It’s Not So Bad in the Niche


Howdy!

Time Enforcer Anubis here with some thoughts on the gaming world!

It’s not hard to see that the current gaming climate is warmer for certain gamers. Those looking for shooters certainly don’t have a hard time looking for something to play. The climate is colder for gamers who play games in genres that might have been bigger in the past, but aren’t as big now. This has sparked some dissatisfaction and animosity from those who are looking for less contemporary genres, and it’s not hard to understand why.

The recent announcement of XCOM, the reboot of the cult classic strategy game series, has lovers of the franchise up in arms. 2K Marin, the developers of the reboot, have turned the game into a first-person shooter, citing that “strategy games are just not contemporary.” Understandable from a business perspective, but as far as serving the gamers goes, it’s a slap in the face to the devoted X-COM fanbase.

Players of “non-contemporary” genres aren’t being catered to but by only a relative few developers, and even then, many aren’t as well-known as those developing bigger-name titles. However, is this so bad? Sure, it’s bad when a developer of a non-contemporary franchise changes the game to cater to a different audience, or when a developer making a more niche title is unable to deliver for one reason or another, but while the games some of us want to play are a lot less common, they tend to be a lot more pure in terms of their gameplay.

What I mean by that is, while more popular games in more “contemporary” genres are specifically designed to appeal to a very wide range of people, niche titles are designed more to appeal to their target audience, and only their target audience. Some efforts may be made to widen a niche franchise’s appeal, or to make the gameplay more similar to contemporary games, but more often than not, they remain faithful to their own gameplay, without changing anything drastically to appeal to a broad range of players, in exchange for abandoning their core playerbase.

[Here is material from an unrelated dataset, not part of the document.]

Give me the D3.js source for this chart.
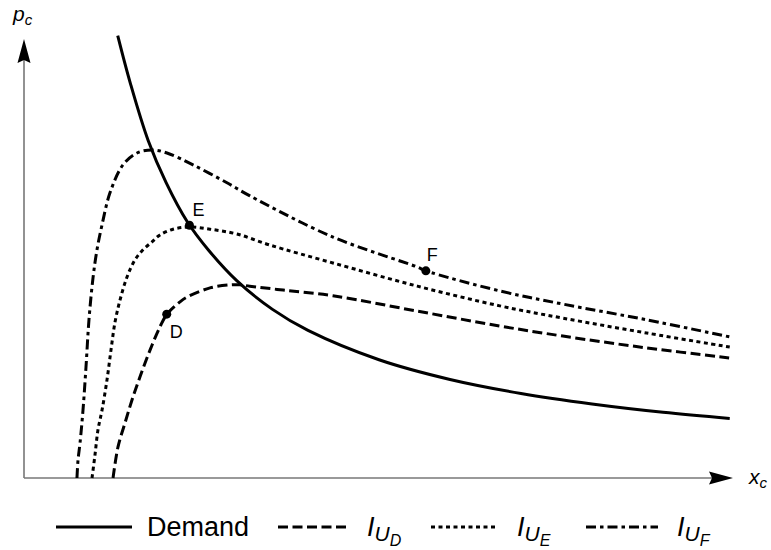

It does happen, however. Franchises have, both in the past and in the present, changed major elements of their gameplay in order to appeal to a broader audience, in the process losing touch with their roots and becoming much more similar to contemporary mainstream games. The Rainbow Six franchise is a good example. What started out as an in-depth tactical simulation FPS, became, with time, a cover shooter with some tactical elements. The same can be said about the Ghost Recon franchise. Indeed, to a lesser extent, Ace Combat is attempting to do something similar with Assault Horizon, and upcoming indie mech game Hawken is looking to be simply more of a glorified FPS than a true mech game, but it’s not all doom and gloom for the niche.

Gamers looking for less contemporary genres and titles just have to look a little bit harder. Many established studios still develop and publish more niche titles, an example being X3, which I reviewed back in June. In addition, many indie developers and studios have taken it upon themselves to create unique games, not bound by the same hang-ups as more contemporary genres. And even still, contemporary genres aren’t all that bad. Even in the FPS genre, nonstandard games can be found. It just takes some seeking-out. There certainly aren’t going to be as many players, but the players you do find will often be dedicated and competitive.

It’s not so bad in the niche. Sometimes, it takes a little more effort to find the right games, but players of “non-contemporary” genres are alright with expending that little bit more effort. That’s what a lot of our games are all about, after all.